There was only so much of this commuting I could take, so when the opportunity to do a summer season in Lytham St Annes came along, I grabbed it. Duncan Weldon, who had been Kossoff’s manager, was starting a rep company in St Annes and there was a space for me – as an actress! Not an ASM, or a dogsbody. There’d be no shifting costumes or making tea. I was so happy I didn’t even care that it was going to be the workload from hell.

Liverpool had been three-weekly cycles – that is, we had a new play every three weeks. But St Annes was weekly. Weekly! God, it was hard. Trying to juggle the show you’re doing with the one you’re rehearsing at the same time every seven days was a nightmare. Somehow we got through it and every night I would go skipping home to see if I had a letter waiting from Brian. He was working at the Malvern Festival and we wrote to each other every day. Occasionally, on a Sunday when there were no shows, we’d bomb down to visit each other.

Looking back, going to St Annes was the moment I left home. It didn’t feel like it, though. There were no big goodbyes, no sense that I was growing up. There was no plan, no great target that I had to achieve by a certain age. I was just following the next job. That’s what actors do, isn’t it?

I shared lodgings with Sheila Irwin, who had been in the year above at Miss Clarke’s, so it was nice to see her.

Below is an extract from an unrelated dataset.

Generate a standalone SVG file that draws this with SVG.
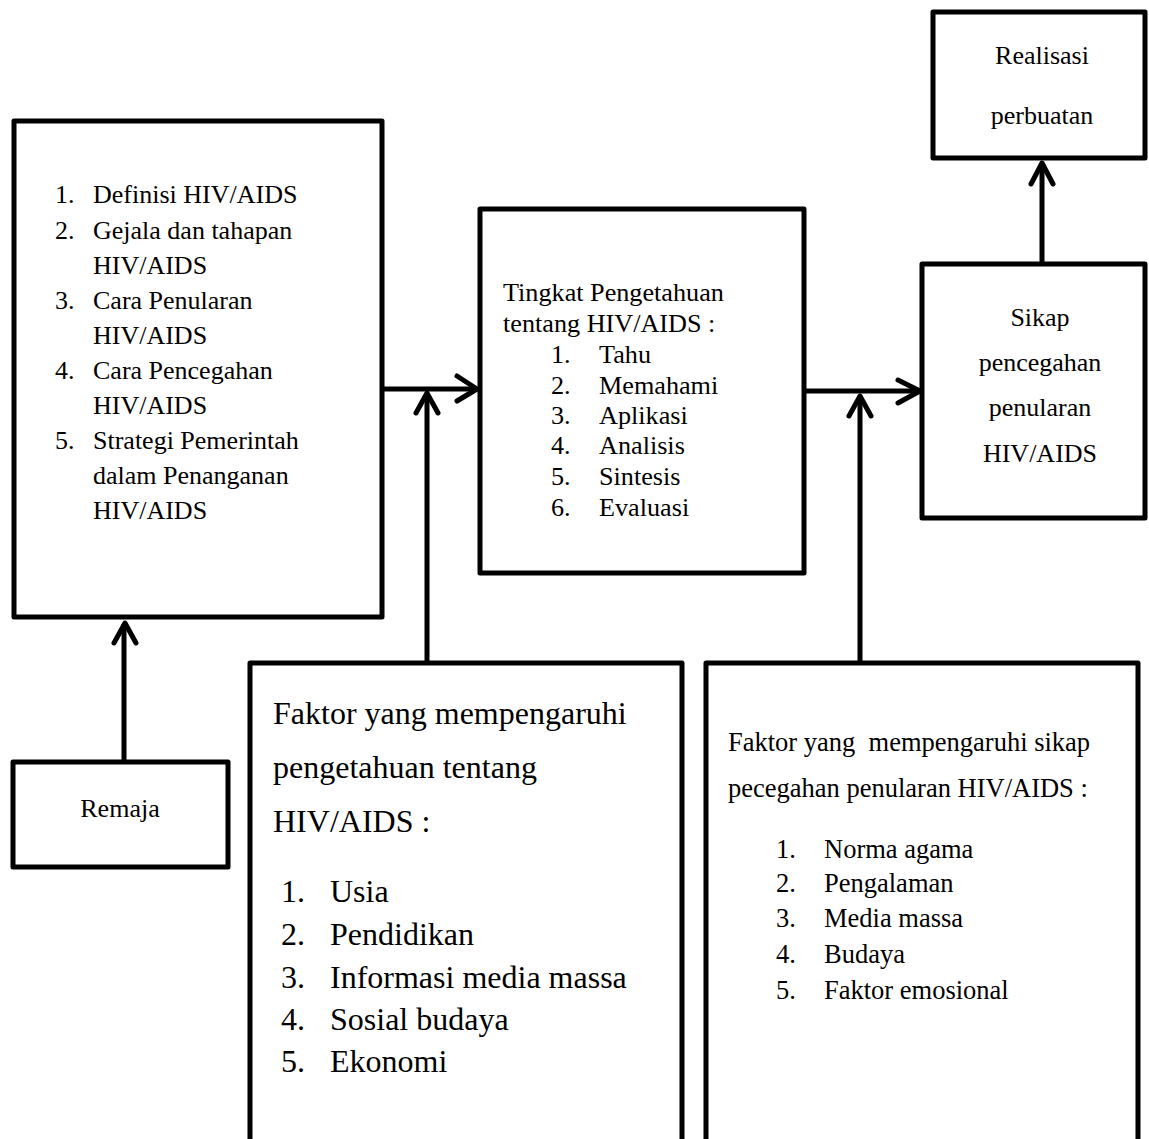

Our ASM came from Liverpool as well, so it was happy families for a while, especially when my mother came up for a few days after she’d been ill.

I learned an awful lot. The stage was so thin, like a piece of Sellotape. You had to move along sideways; there was no depth to it at all. That took a bit of thinking about. I also discovered some plays didn’t give their characters much to do. The more experienced actors seemed to deal with this by grabbing a prop. So whenever I didn’t know what to do with my part, I’d find a banana and stand there playing with that for a while. Probably a bit phallic, thinking about it, but it’s an extremely effective tool when you’re bored on stage – and you can always eat it. I used the same trick in Doctor Who as well. In fact, they used the same theatre for Who, which was odd.